Чувство вины создавало постоянный фон самосознания Фроста; судя по стихам и биографиям, Фроста всю жизнь преследовал страх. Список фобий Фроста, составленный его биографом Лоренсом Томпсоном, весьма обширен и включает в себя среди прочего боязнь выступлений перед публикой, боязнь смерти, боязнь бога, боязнь быть описанным, боязнь человека, боязнь не реализоваться как поэту, боязнь, что Робинсон может оказаться лучшим поэтом, чем он сам, боязнь сойти с ума, страх перед отцом как судией, страх перед темнотой, боязнь неудачи, страх перед страхом, страх потерять возлюбленную, страх спать одному, страх перед заслуженной карой, боязнь ошибиться, боязнь стать конформистом. Наряду с многочисленными фобиями много места в размышлениях Фроста занимает преодоление страха; способность проявить героизм Фрост считал делом всей жизни: в свое время он приветствовал решение своего друга, английского писателя и поэта Эдварда Томаса, уйти добровольцем на Первую мировую войну – Томас погиб в бою.

Но случай, о котором я хочу упомянуть, связан с боязнью темноты: дело происходит летом 1895 года, когда Фрост (в ту пору ему был 21 год) один ночевал в сельском доме и в дверь кто-то постучал.

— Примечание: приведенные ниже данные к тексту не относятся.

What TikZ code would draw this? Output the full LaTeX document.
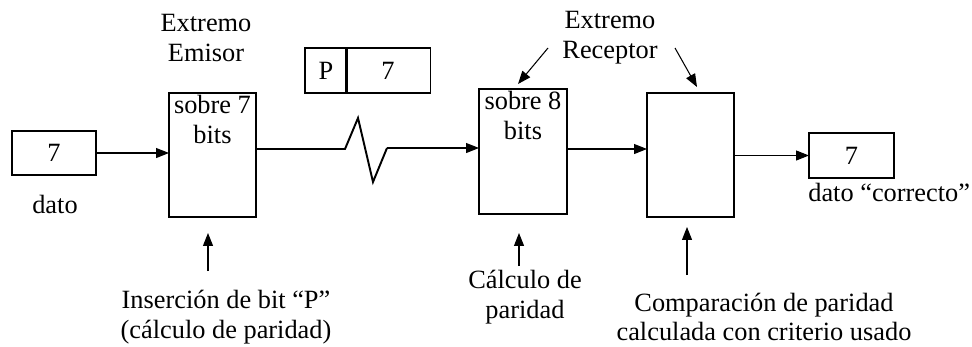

Забыв о заряженном пистолете, на всякий случай лежавшем у кровати, Фрост крадучись вышел на кухню, встал на подоконник, оттуда воскликнул со всей возможной бодростью: «Войдите!», а сам сиганул наружу, во тьму. Ночь он провел, слоняясь между домом и постоялым двором неподалеку, но так и не решился войти в дом, где мог находиться чужак. Поутру оказалось, что у него на кухне решил проспаться совершенно безвредный сосед, побоявшийся ночью заявиться домой в пьяном виде. Жуткое переживание, которое, как можно судить по отношению к нему Фроста, преследовало его годами, пока не стало стихотворением «Незапертая дверь», завершающимся словами: «Итак, услышав стук, / Я вмиг покинул клеть, / Чтоб спрятаться в миру / И тут же постареть»10.

То, как мы обычно ищем причины психических явлений, заставляет думать, что за боязнью темноты кроется нечто большее, чем тьма, что она выражает что-то еще; примерно так рассуждает Бродский, описывая стихотворение Фроста «Войди!» – о прогулке до леса, где уже стемнело и откуда звучит песнь дрозда, с последними лучами солнца как бы зовущая в темный лес, но человек войти туда отказывается: «Но если вы захотите прочесть “Войди!” как стихотворение о природе, извольте. Хотя я предлагаю, чтобы вы подольше задержались на заглавии. Двадцать строчек стихотворения составляют, в сущности, перевод заглавия. И, боюсь, в этом переводе “войди” означает “умри”»11. Но мне все же кажется, что «страх перед темнотой» или «страх перед лесом» могут оказаться ощущениями, которые не поддаются дальнейшему редуцированию до какой-то разумно объяснимой причины, и что именно такой «неосознанный страх» как раз и проявляется в стихотворениях Фроста; возможно, среди страхов Фроста найдется место и для таких, что избегают разъяснений – как боялась разъяснения ситуации женщина в стихотворении «Домашние похороны». Возможно, подобный страх не описать словами, но он ощутим – в том значении, как Фрост имел обыкновение говорить о «звуке смысла» (sound of sense): «То, что нам дано в жизни и чего нам так часто не хватает в литературе, – это звуки предложения, скрывающиеся под словами. Слова сами по себе не выражают смысл...» Фрост приводит в пример людей, разговаривающих за закрытой дверью, когда голоса слышны, но слов не разобрать: слушатель все равно способен уловить смысл сказанного12. Ужас, излучаемый лесом в стихотворениях Фроста, рассудком не понять – как непонятны были мистические голоса, которые с детства слышал Фрост. Позднее эти голоса стали повторять то, что он сказал, – с немного иной модуляцией, и казалось, что они высмеивают его мысли.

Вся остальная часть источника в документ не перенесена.